A drive by Swiss-owned insurer Zurich to sell policies through retailers and utility companies will increasingly sideline brokers.

Zurich Strategic Partnerships (ZSP), a company formed last year to strike deals with retailers and utilities, says corporate partnership deals will expand rapidly from around 4% of the £23bn general insurance market to 12% over the next four years.

Head of marketing for Zurich's corporate partnership division, Paul Shearman, said the company was preparing an aggressive assault on the market by signing deals with supermarket groups and utility companies to distribute Zurich's household, motor and other insurance products.

He said Zurich had been forced to review its position over the past 18 months, as its market share and profit margins eroded.

The main losers from the expansion of the corporate partnerships sector are likely to be insurance brokers and direct writers, Shearman says.

The Leeds-based division of 300 staff was formed last year by the merger of Zurich's home and overseas travel insurer and its “white label” division, which provides unbranded products for banks and other business partners.

ZSP has invested £5m in the division, including new technology such as an internet site that can supply up-to-date information on claims costs to corporate partners.

Among the companies ZSP has been working with are Centrica, AA, Bank of Ireland and the Woolwich.

Shearman said ZSP was targeting two major client areas: insurance brokers of financial institutions and what he calls brand extenders – organisations whose core business is not insurance but that have a large customer base.

Retailers and utilities have the advantage of frequent contact with customers and hold significant amounts of information on them from such marketing tools as loyalty cards.

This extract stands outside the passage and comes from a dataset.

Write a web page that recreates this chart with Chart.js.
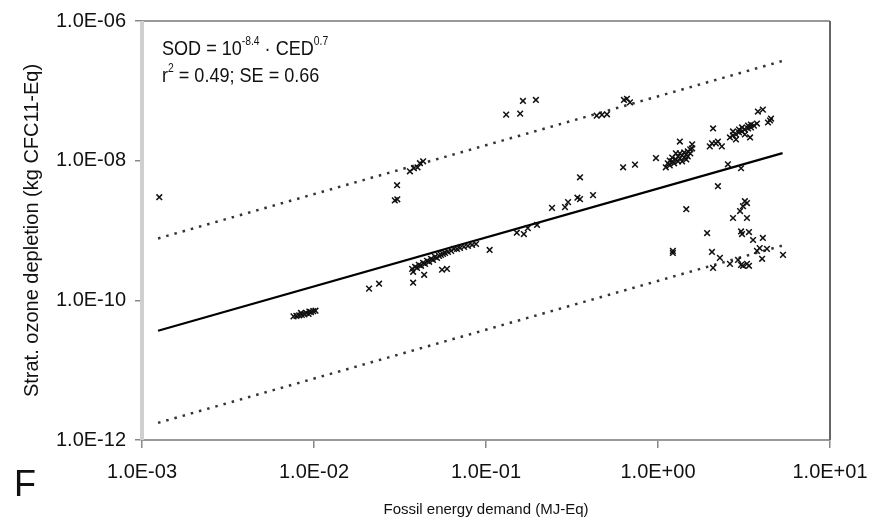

Shearman explained: “Financial institutions such as insurers are keen to strike partnerships with retail organisations as it increases their opportunities for cross-selling and retaining customer loyalty.”

“They have realised they need to become more than just savings and loans or insurance companies.”

On the other hand, he said retailers were interested in closer ties with general insurers, as it enabled them to develop a deeper and longer-term relationship with their customers.

Shearman said: “We are looking for long-term relationships with corporate partners whereby our insurance interests become intertwined.”